Wo das Überleben aufhört und das Leben anfängt

(Vorschaubild (c) Thilo Beu)

Mit JAKOB DER LÜGNER feiert das dritte Stück Premiere auf der Werkstattbühne. Der Abend, der nach dem gleichnamigen Roman von Jurek Becker gestaltet wurde, ist zugleich berührend wie bedrückend.

Die Erzählung lässt sich in die Mitte der 1960er Jahre einordnen. Ein anonymer Erzähler schaut in seine Vergangenheit und berichtet über die Geschehnisse, die sich während der NS-Zeit in einem unbekannten Ghetto zugetragen haben. Im Mittelpunkt der Handlung steht die Figur von Jakob Heym, einem jüdischen Mann.

(c) Thilo Beu

Dieser erfährt zufälligerweise aus einem Radio, dass die russische Armee bereits bis zur Stadt Bezanika vorgerückt ist. Da selbige nur 400 Kilometer vom Ort des Geschehens entfernt liegt, bedeutet diese Information eine möglicherweise baldige Erlösung für die Juden des Ghettos. Um die Information gegenüber seinem Freund Mischa glaubhaft zu machen, behauptet Jakob, in Besitz eines Radios zu sein. Der Besitz eines Radios steht für die Juden des Ghettos unter Todesstrafe. Diese Notlüge Jakobs verselbstständigt sich, sodass nach kurzer Zeit alle Bewohner des Ghettos von Jakobs angeblichem Radio wissen. Zwar muss sich Jakob nun Tag für Tag neue Nachrichten bezüglich des Vorrückens der russischen Armee ausdenken, doch seine Lügen bringen dem Ghetto ein verloren geglaubtes Gut zurück: die Hoffnung. Am Beispiel der Geschichte Jakobs wird das Leben der Juden im Ghetto während des Nationalsozialismus‘ beschrieben. Die Geschichte setzt den Fokus insbesondere auf die Gefühle und auf die zwischenmenschlichen Beziehungen der Figuren, sowie auf die Bedeutung der Hoffnung für die Bewohner.

(c) Thilo Beu

Die Bühne sowie die Kostüme sind schlicht gehalten. Schwarze Trennwände minimieren den Bühnenraum, lassen ihn enger erscheinen. In der Mitte stehen einsam ein Tisch und ein Stuhl. Links und rechts davon ist die Inneneinrichtung eines Wohnzimmers durch eine Kommode mit Radio sowie einer Topfpflanze begrenzt. Die hinterste schwarze Trennwand dient als Projektionsfläche für verschiedene Bilder, um das Geschehen besser zu veranschaulichen. Das Kostüm des einzigen Schauspielers an diesem Abend – Stefan Viering – besteht aus einem einfachem Hemd mit Hose, die sich modisch den 40er Jahren annähern.

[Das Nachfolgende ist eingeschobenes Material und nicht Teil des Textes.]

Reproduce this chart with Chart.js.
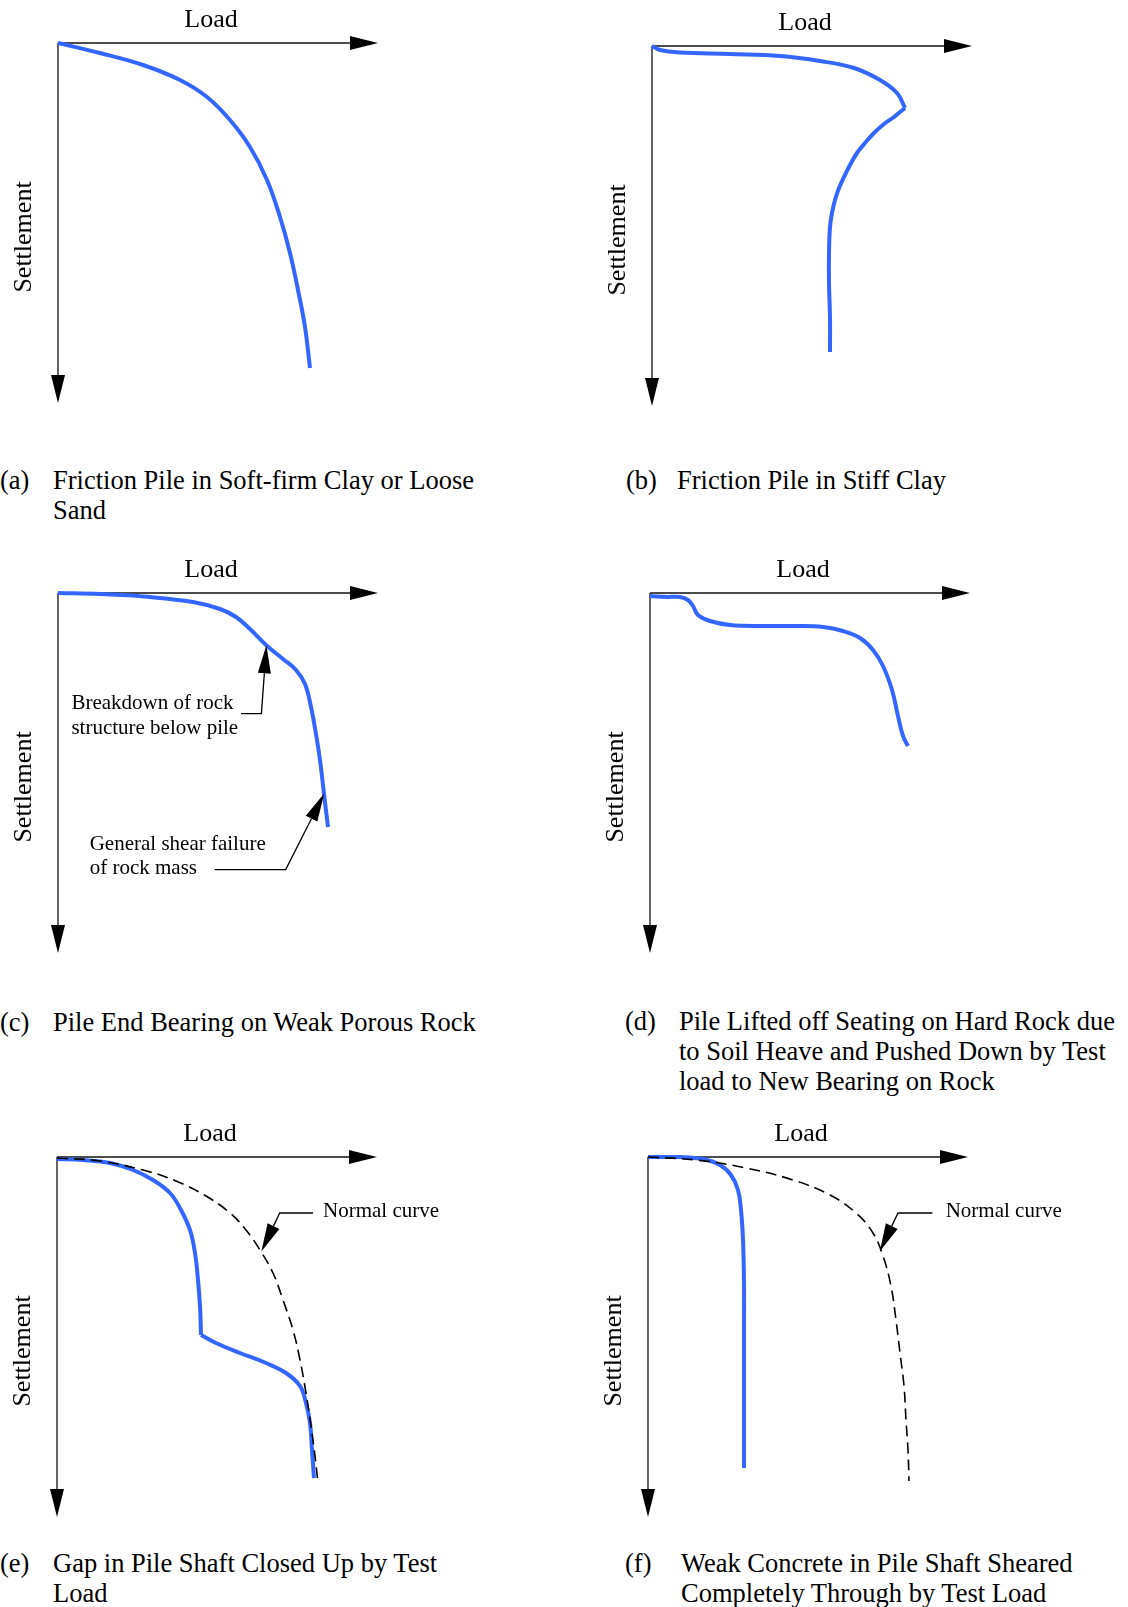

Den Rest der minimalistischen Kostüm- und Requisitenteile bringt  Stefan Viering in einer braunen Ledertasche selbst mit. Gemeinsam mit Regisseurin Jutta Berendes hat Viering den Text der Romanvorlage für die theatrale Realisation bearbeitet. Das Ergebnis ist ein gut zwei-stündiger Abend mit vielen ausdrucksstarken Texten. Die Rolle des Darstellers oszilliert zwischen dem anonymen Erzähler, der zum Teil die Geschichte tatsächlich vorliest und den verschiedenen Figuren: In Dialogen beispielsweise übernimmt der Schauspieler beide Rollen und der Erzähler tritt komplett hinter die Figuren zurück.

(c) Thilo Beu

Während dieser Zeit wird die Geschichte Jakobs keineswegs langweilig. Ganz ohne viele überflüssige Requisiten wird dem Zuschauer das Leben im jüdischen Ghetto vorgeführt. Durch die detailreiche und teils sehr emotionale Erzählweise von Stefan Viering dringt jede kleinste Gefühlsregung der jeweiligen Figur bis in den Zuschauerraum. Die Inszenierung ist vor allem durch ihren Minimalismus gekennzeichnet. Große Effekte oder eindrucksvolle Bilder wird vielleicht manch einer vermissen, doch gerade diese bewusste Beschränkung auf ein Minimum hebt JAKOB DER LÜGNER von anderen Inszenierungen ab.

Dieser Effekt der perfekten Illusion durch eine eher unscheinbare Ausstattung ist der Beweis für das grandiose Schauspiel von Stefan Viering. In jedem Fall sehenswert!

 

Weitere Vorstellungen finden am 7. Dezember sowie am 17. Januar statt.